**TASK TO COMPLETE**. Write every line out verbatim and omit the pictures.

**SUPPLIED DATA**.
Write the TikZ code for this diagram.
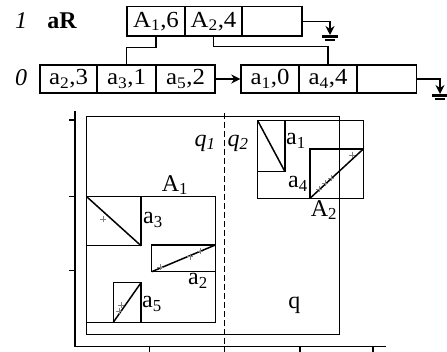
\documentclass[tikz,border=0pt]{standalone}
\usepackage{fontspec}
\setmainfont{Liberation Serif}
\usetikzlibrary{arrows.meta}
\begin{document}
\begin{tikzpicture}[x=1pt,y=-1pt,
  txt/.style={font=\fontsize{24}{28}\selectfont, inner sep=0pt},
  itxt/.style={font=\itshape\fontsize{24}{28}\selectfont, inner sep=0pt},
  cell/.style={draw, line width=1.4pt, font=\fontsize{23}{27}\selectfont\addfontfeature{FakeStretch=1.08}, inner sep=0pt, minimum height=28pt},
  ln/.style={line width=1.5pt},
  arr/.style={line width=1.4pt, -{Stealth[length=9pt,width=9pt]}},
  pl/.style={gray, line width=0.7pt}]
\useasboundingbox (0,0) rectangle (447,352);
% ---------- records ----------
\node[itxt] (l1) at (21,21) {1};
\node[txt, font=\bfseries\fontsize{24}{28}\selectfont] (aR) at (62,21) {aR};
\node[itxt] (l0) at (21,78) {0};
\node[cell, minimum width=58pt, minimum height=29.3pt] (r1a) at (156,21.35) {A\textsubscript{1},6};
\node[cell, minimum width=57pt, minimum height=29.3pt] (r1b) at (213.5,21.35) {A\textsubscript{2},4};
\node[cell, minimum width=60pt, minimum height=29.3pt] (r1c) at (272,21.35) {};
\node[cell, minimum width=57pt] (r0a) at (68.5,79) {a\textsubscript{2},3};
\node[cell, minimum width=59pt] (r0b) at (126.5,79) {a\textsubscript{3},1};
\node[cell, minimum width=59pt] (r0c) at (185.5,79) {a\textsubscript{5},2};
\node[cell, minimum width=58pt] (r0d) at (270,79) {a\textsubscript{1},0};
\node[cell, minimum width=58pt] (r0e) at (328,79) {a\textsubscript{4},4};
\node[cell, minimum width=59.7pt] (r0f) at (386.85,79) {};
\draw[ln] (r1a.south) -- ++(0,10.7) -| (r0b.north);
\draw[ln] (r1b.south) -- ++(0,10) -| (r0e.north);
\draw[arr] (r0c.east) -- (r0d.west);
% ground symbols
\coordinate (g1) at (330,35);
\coordinate (g2) at (440,94);
\draw[arr] (r1c.east) -| (g1);
\draw[line width=2.2pt] (322,36.5) -- (338,36.5);
\draw[line width=1.2pt] (325,40) -- (335,40);
\draw[arr] (r0f.east) -| (g2);
\draw[line width=2.2pt] (432,95.5) -- (447,95.5);
\draw[line width=1.2pt] (435,99) -- (445,99);
% ---------- axes ----------
\draw[ln] (75,111) -- (75,346.7) -- (385.7,346.7);
\foreach \yy in {120,196.7,270.7} \draw[ln] (69,\yy) -- (75,\yy);
\foreach \xx in {149.3,300,373} \draw[ln] (\xx,346.7) -- (\xx,352);
% ---------- regions ----------
\draw[line width=1.3pt] (86.7,116.7) rectangle (339.3,334.3);
\node[txt] (q) at (294.3,305) {q};
\draw[line width=1.5pt, dash pattern=on 6pt off 3pt] (224.5,113) -- (224.5,352);
\node[itxt] (q1) at (205,143) {q\textsubscript{1}};
\node[itxt] (q2) at (238,143) {q\textsubscript{2}};
% A1
\draw[ln] (86.7,196.7) rectangle (215.3,322.3);
\node[txt] (A1) at (175,185) {A\textsubscript{1}};
% a3
\draw[ln] (86.7,196.7) rectangle (141,245.7);
\draw[ln] (86.7,196.7) -- (141,245.7);
\node[txt] (a3) at (153,220) {a\textsubscript{3}};
\draw[pl] (100.3,219.3) -- (106.3,219.3) (103.3,216.3) -- (103.3,222.3);
% a2
\draw[ln] (151.7,245) rectangle (215.3,271.7);
\draw[ln] (151.7,271.7) -- (215.3,245);
\node[txt] (a2) at (198,281) {a\textsubscript{2}};
\foreach \px/\py in {160/267.3,190/256.7,200/251.2}
  \draw[pl] (\px-3,\py) -- (\px+3,\py) (\px,\py-3) -- (\px,\py+3);
% a5
\draw[ln] (113.3,282.7) rectangle (141,322.3);
\draw[ln] (113.3,322.3) -- (141,282.7);
\node[txt] (a5) at (152,304) {a\textsubscript{5}};
\foreach \px/\py in {121/305,119/311.5}
  \draw[pl] (\px-3,\py) -- (\px+3,\py) (\px,\py-3) -- (\px,\py+3);
% A2
\draw[ln] (257.7,120.7) rectangle (363.3,198.3);
\node[txt] (A2) at (324,210) {A\textsubscript{2}};
% a1
\draw[ln] (257.7,120.7) rectangle (285,171.7);
\draw[ln] (257.7,120.7) -- (285,171.7);
\node[txt] (a1) at (296,141) {a\textsubscript{1}};
% a4
\draw[ln] (310,149) rectangle (363.3,198.3);
\draw[ln] (310,198.3) -- (363.3,149);
\node[txt] (a4) at (298,184) {a\textsubscript{4}};
\foreach \px/\py in {319/189,325/183.5,331/178.5,352/155}
  \draw[pl] (\px-3,\py) -- (\px+3,\py) (\px,\py-3) -- (\px,\py+3);
\end{tikzpicture}
\end{document}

**TASK RESPONSE**.
Write the TikZ code for this diagram.
\documentclass[tikz,border=0pt]{standalone}
\usepackage{fontspec}
\setmainfont{Liberation Serif}
\usetikzlibrary{arrows.meta}
\begin{document}
\begin{tikzpicture}[x=1pt,y=-1pt,
  txt/.style={font=\fontsize{24}{28}\selectfont, inner sep=0pt},
  itxt/.style={font=\itshape\fontsize{24}{28}\selectfont, inner sep=0pt},
  cell/.style={draw, line width=1.4pt, font=\fontsize{23}{27}\selectfont\addfontfeature{FakeStretch=1.08}, inner sep=0pt, minimum height=28pt},
  ln/.style={line width=1.5pt},
  arr/.style={line width=1.4pt, -{Stealth[length=9pt,width=9pt]}},
  pl/.style={gray, line width=0.7pt}]
\useasboundingbox (0,0) rectangle (447,352);
% ---------- records ----------
\node[itxt] (l1) at (21,21) {1};
\node[txt, font=\bfseries\fontsize{24}{28}\selectfont] (aR) at (62,21) {aR};
\node[itxt] (l0) at (21,78) {0};
\node[cell, minimum width=58pt, minimum height=29.3pt] (r1a) at (156,21.35) {A\textsubscript{1},6};
\node[cell, minimum width=57pt, minimum height=29.3pt] (r1b) at (213.5,21.35) {A\textsubscript{2},4};
\node[cell, minimum width=60pt, minimum height=29.3pt] (r1c) at (272,21.35) {};
\node[cell, minimum width=57pt] (r0a) at (68.5,79) {a\textsubscript{2},3};
\node[cell, minimum width=59pt] (r0b) at (126.5,79) {a\textsubscript{3},1};
\node[cell, minimum width=59pt] (r0c) at (185.5,79) {a\textsubscript{5},2};
\node[cell, minimum width=58pt] (r0d) at (270,79) {a\textsubscript{1},0};
\node[cell, minimum width=58pt] (r0e) at (328,79) {a\textsubscript{4},4};
\node[cell, minimum width=59.7pt] (r0f) at (386.85,79) {};
\draw[ln] (r1a.south) -- ++(0,10.7) -| (r0b.north);
\draw[ln] (r1b.south) -- ++(0,10) -| (r0e.north);
\draw[arr] (r0c.east) -- (r0d.west);
% ground symbols
\coordinate (g1) at (330,35);
\coordinate (g2) at (440,94);
\draw[arr] (r1c.east) -| (g1);
\draw[line width=2.2pt] (322,36.5) -- (338,36.5);
\draw[line width=1.2pt] (325,40) -- (335,40);
\draw[arr] (r0f.east) -| (g2);
\draw[line width=2.2pt] (432,95.5) -- (447,95.5);
\draw[line width=1.2pt] (435,99) -- (445,99);
% ---------- axes ----------
\draw[ln] (75,111) -- (75,346.7) -- (385.7,346.7);
\foreach \yy in {120,196.7,270.7} \draw[ln] (69,\yy) -- (75,\yy);
\foreach \xx in {149.3,300,373} \draw[ln] (\xx,346.7) -- (\xx,352);
% ---------- regions ----------
\draw[line width=1.3pt] (86.7,116.7) rectangle (339.3,334.3);
\node[txt] (q) at (294.3,305) {q};
\draw[line width=1.5pt, dash pattern=on 6pt off 3pt] (224.5,113) -- (224.5,352);
\node[itxt] (q1) at (205,143) {q\textsubscript{1}};
\node[itxt] (q2) at (238,143) {q\textsubscript{2}};
% A1
\draw[ln] (86.7,196.7) rectangle (215.3,322.3);
\node[txt] (A1) at (175,185) {A\textsubscript{1}};
% a3
\draw[ln] (86.7,196.7) rectangle (141,245.7);
\draw[ln] (86.7,196.7) -- (141,245.7);
\node[txt] (a3) at (153,220) {a\textsubscript{3}};
\draw[pl] (100.3,219.3) -- (106.3,219.3) (103.3,216.3) -- (103.3,222.3);
% a2
\draw[ln] (151.7,245) rectangle (215.3,271.7);
\draw[ln] (151.7,271.7) -- (215.3,245);
\node[txt] (a2) at (198,281) {a\textsubscript{2}};
\foreach \px/\py in {160/267.3,190/256.7,200/251.2}
  \draw[pl] (\px-3,\py) -- (\px+3,\py) (\px,\py-3) -- (\px,\py+3);
% a5
\draw[ln] (113.3,282.7) rectangle (141,322.3);
\draw[ln] (113.3,322.3) -- (141,282.7);
\node[txt] (a5) at (152,304) {a\textsubscript{5}};
\foreach \px/\py in {121/305,119/311.5}
  \draw[pl] (\px-3,\py) -- (\px+3,\py) (\px,\py-3) -- (\px,\py+3);
% A2
\draw[ln] (257.7,120.7) rectangle (363.3,198.3);
\node[txt] (A2) at (324,210) {A\textsubscript{2}};
% a1
\draw[ln] (257.7,120.7) rectangle (285,171.7);
\draw[ln] (257.7,120.7) -- (285,171.7);
\node[txt] (a1) at (296,141) {a\textsubscript{1}};
% a4
\draw[ln] (310,149) rectangle (363.3,198.3);
\draw[ln] (310,198.3) -- (363.3,149);
\node[txt] (a4) at (298,184) {a\textsubscript{4}};
\foreach \px/\py in {319/189,325/183.5,331/178.5,352/155}
  \draw[pl] (\px-3,\py) -- (\px+3,\py) (\px,\py-3) -- (\px,\py+3);
\end{tikzpicture}
\end{document}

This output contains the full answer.